Scientists from Nanjing University have developed an artificial intelligence (AI) system which can diagnose cancerous prostate samples as accurately as any pathologist.
Using machine learning, the system was trained to diagnose samples with an accuracy of 99.38%.
The software can also accurately classify the level of malignancy of the cancer, eliminating the variability that can be present in human diagnosis.
It is hoped that the technology can be used alongside pathologists to speed up the diagnosis process.
“This is not going to replace a human pathologist,” said Nanjing University research leader Hongqian Guo. “We still need an experienced pathologist to take responsibility for the final diagnosis.
“What it will do is help pathologists make better, faster diagnosis, as well as eliminating the day-to-day variation in judgement which can creep into human evaluations”.

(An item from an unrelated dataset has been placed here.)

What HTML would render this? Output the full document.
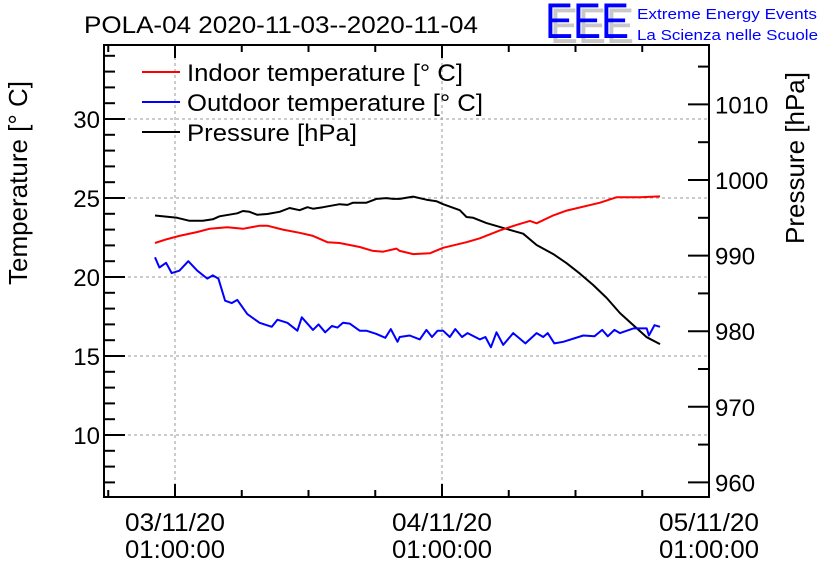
<!DOCTYPE html>
<html><head><meta charset="utf-8"><style>
html,body{margin:0;padding:0;background:#fff;}
svg{display:block;font-family:"Liberation Sans",sans-serif;}
</style></head><body>
<svg id="chart" width="836" height="572" viewBox="0 0 836 572" xmlns="http://www.w3.org/2000/svg">
<rect width="836" height="572" fill="#fff"/>
<text x="84" y="33" font-size="24" textLength="394" lengthAdjust="spacingAndGlyphs">POLA-04 2020-11-03--2020-11-04</text>
<g>
<text x="550" y="43" font-size="50" fill="#c8c8c8" textLength="84" lengthAdjust="spacingAndGlyphs">EEE</text>
<text x="545" y="38" font-size="50" fill="#0000ff" textLength="84" lengthAdjust="spacingAndGlyphs">EEE</text>
<text x="637" y="19" font-size="15" fill="#0000ff" textLength="180" lengthAdjust="spacingAndGlyphs">Extreme Energy Events</text>
<text x="637" y="40" font-size="15" fill="#0000ff" textLength="181" lengthAdjust="spacingAndGlyphs">La Scienza nelle Scuole</text>
</g>
<g id="grid"></g>
<g id="series"></g>
<g id="axes"></g>
<text transform="translate(27,183) rotate(-90)" text-anchor="middle" font-size="26">Temperature [° C]</text>
<text transform="translate(804,158) rotate(-90)" text-anchor="middle" font-size="26">Pressure [hPa]</text>
<g>
<g><line x1="142" y1="72" x2="180" y2="72" stroke="#ff0000" stroke-width="2"/><text x="187" y="81" font-size="24" textLength="276" lengthAdjust="spacingAndGlyphs">Indoor temperature [° C]</text></g>
<g><line x1="142" y1="102" x2="180" y2="102" stroke="#0000ff" stroke-width="2"/><text x="187" y="111" font-size="24" textLength="296" lengthAdjust="spacingAndGlyphs">Outdoor temperature [° C]</text></g>
<g><line x1="142" y1="132" x2="180" y2="132" stroke="#000" stroke-width="2"/><text x="187" y="141" font-size="24" textLength="170" lengthAdjust="spacingAndGlyphs">Pressure [hPa]</text></g>
</g>
</svg>
<script>
// hours since 03/11/20 00:00
const pressureT=[-0.8,1.2,2.3,3.5,4.4,5.0,6.6,7.1,7.7,8.4,9.3,10.4,11.3,12.2,12.9,13.4,14.3,15.8,16.5,17.0,18.2,19.1,20.0,20.6,21.2,22.4,23.6,24.5,25.1,26.6,27.2,27.8,29.0,30.2,31.1,32.3,33.5,35.0,36.2,37.4,38.6,39.8,41.0,42.2,43.4,44.6];
const pressureV=[995.3,995.0,994.6,994.6,994.8,995.2,995.6,995.9,995.8,995.4,995.5,995.8,996.3,996.0,996.4,996.2,996.4,996.8,996.7,997.0,997.0,997.5,997.6,997.5,997.5,997.8,997.4,997.2,996.8,996.0,995.1,995.0,994.3,993.8,993.4,992.9,991.4,990.2,989.0,987.6,986.1,984.4,982.4,980.8,979.2,978.3];
const indoorT=[-0.8,0.3,1.4,3.0,4.1,5.7,7.1,8.6,9.3,10.7,12.2,13.4,14.7,15.8,17.6,18.8,19.7,20.9,21.2,22.4,23.9,25.1,27.2,28.4,30.2,31.7,32.9,33.5,35.0,36.2,39.2,40.7,42.8,44.6];
const indoorV=[22.15,22.4,22.6,22.85,23.05,23.15,23.05,23.25,23.25,23.0,22.8,22.6,22.2,22.15,21.9,21.65,21.6,21.8,21.65,21.45,21.5,21.85,22.2,22.45,22.95,23.3,23.55,23.4,23.9,24.2,24.7,25.05,25.05,25.1];
const outdoorT=[-0.8,-0.4,0.2,0.7,1.4,2.2,3.0,3.9,4.4,4.9,5.5,6.1,6.6,7.5,8.6,9.7,10.2,11.1,12.0,12.4,13.4,13.9,14.5,15.1,15.6,16.1,16.7,17.6,18.2,19.1,19.9,20.4,21.0,21.2,22.1,23.0,23.6,24.1,24.6,25.1,25.7,26.2,26.8,27.3,28.4,28.9,29.4,29.9,30.5,31.4,32.5,33.5,34.1,34.5,35.1,35.9,37.7,38.7,39.4,39.9,40.5,41.0,42.2,43.4,43.6,44.1,44.6];
const outdoorV=[21.25,20.6,20.9,20.25,20.4,21.0,20.4,19.9,20.1,19.9,18.5,18.35,18.55,17.65,17.1,16.85,17.3,17.1,16.6,17.45,16.65,17.0,16.5,16.9,16.8,17.1,17.05,16.6,16.6,16.4,16.15,16.7,15.9,16.2,16.3,16.05,16.65,16.2,16.6,16.6,16.2,16.7,16.2,16.45,16.05,16.2,15.55,16.5,15.7,16.45,15.8,16.45,16.2,16.45,15.8,15.9,16.3,16.25,16.65,16.25,16.65,16.45,16.75,16.75,16.3,16.95,16.85];
const tempTicks=[10,15,20,25,30];
const pressTicks=[960,970,980,990,1000,1010];
const xTickHours=[1,25,49];
const xTickLabels=[["03/11/20","01:00:00"],["04/11/20","01:00:00"],["05/11/20","01:00:00"]];

const L=104,R=709,T=45,B=497;
const X=h=>175+(h-1)*(267/24);
const YT=v=>198-(v-25)*15.8;
const YP=v=>180-(v-1000)*7.56;
const NS="http://www.w3.org/2000/svg";
function mk(tag,attrs,parent){const e=document.createElementNS(NS,tag);for(const k in attrs)e.setAttribute(k,attrs[k]);parent.appendChild(e);return e;}
const grid=document.getElementById('grid'),axes=document.getElementById('axes'),series=document.getElementById('series');

tempTicks.forEach(v=>{const l=mk('line',{x1:L,x2:R,y1:YT(v),y2:YT(v),stroke:'#999','stroke-dasharray':'3,3'},grid);

});
xTickHours.slice(0,2).forEach(h=>{const l=mk('line',{x1:X(h),x2:X(h),y1:T,y2:B,stroke:'#999','stroke-dasharray':'3,3'},grid);

});

function drawLine(ts,vs,yf,color,name){
 const d=ts.map((t,i)=>(i?'L':'M')+X(t).toFixed(1)+','+yf(vs[i]).toFixed(1)).join('');
 const p=mk('path',{d:d,fill:'none',stroke:color,'stroke-width':2,'stroke-linejoin':'round'},series);
 
 
}
drawLine(pressureT,pressureV,YP,'#000','pressure-line');
drawLine(indoorT,indoorV,YT,'#ff0000','indoor-temperature-line');
drawLine(outdoorT,outdoorV,YT,'#0000ff','outdoor-temperature-line');

const fr=mk('rect',{x:L,y:T,width:R-L,height:B-T,fill:'none',stroke:'#000','stroke-width':2},axes);


for(let v=7;v<=34;v++){const maj=v%5===0;mk('line',{x1:L,x2:L+(maj?21:11),y1:YT(v),y2:YT(v),stroke:'#000','stroke-width':2},axes);}
tempTicks.forEach(v=>{const t=mk('text',{x:100,y:YT(v)+9,'text-anchor':'end','font-size':24},axes);t.textContent=v;

});
for(let v=960;v<=1015;v+=5){const maj=v%10===0;mk('line',{x1:R,x2:R-(maj?21:11),y1:YP(v),y2:YP(v),stroke:'#000','stroke-width':2},axes);}
pressTicks.forEach(v=>{const t=mk('text',{x:715,y:YP(v)+9,'font-size':24},axes);t.textContent=v;

});
for(let h=-5;h<=49;h+=6){const x=X(h);if(x<L||x>R)continue;const maj=(h-1)%24===0;
 mk('line',{x1:x,x2:x,y1:B,y2:B-(maj?13:7),stroke:'#000','stroke-width':2},axes);
 mk('line',{x1:x,x2:x,y1:T,y2:T+(maj?13:7),stroke:'#000','stroke-width':2},axes);}
xTickHours.forEach((h,i)=>{xTickLabels[i].forEach((s,j)=>{const t=mk('text',{x:X(h),y:531+j*27,'text-anchor':'middle','font-size':25,textLength:100,lengthAdjust:'spacingAndGlyphs'},axes);t.textContent=s;

});});
</script>
</body></html>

The research team took 918 prostate whole-mount pathology section samples from 283 patients and ran them through the analysis system. These pathology images were subdivided into 40,000 smaller samples, with 30,000 used to ‘train’ the software and 10,000 used to test accuracy. Over time the software learned and improved diagnosis.
The results showed a near-100% accuracy when the accuracy of a human pathologist was used as a gold standard.
However, the system is yet to be tested with human patients.
Professor Rodolfo Montironi from the Polytechnic University of the Marche said of the technology: “This is interesting work which shows how artificial intelligence will increasingly step into clinical practice.
“This may be very useful in some areas where there is a lack of trained pathologists. Like all automation, this will lead to a lesser reliance on human expertise, but we need to ensure that the final decisions on treatment stay with a trained pathologist.”
Prostate cancer is the most common male cancer, with around 1.1 million diagnoses every year worldwide.
The artificial intelligence learning system was presented at the European Association of Urology congress in Copenhagen.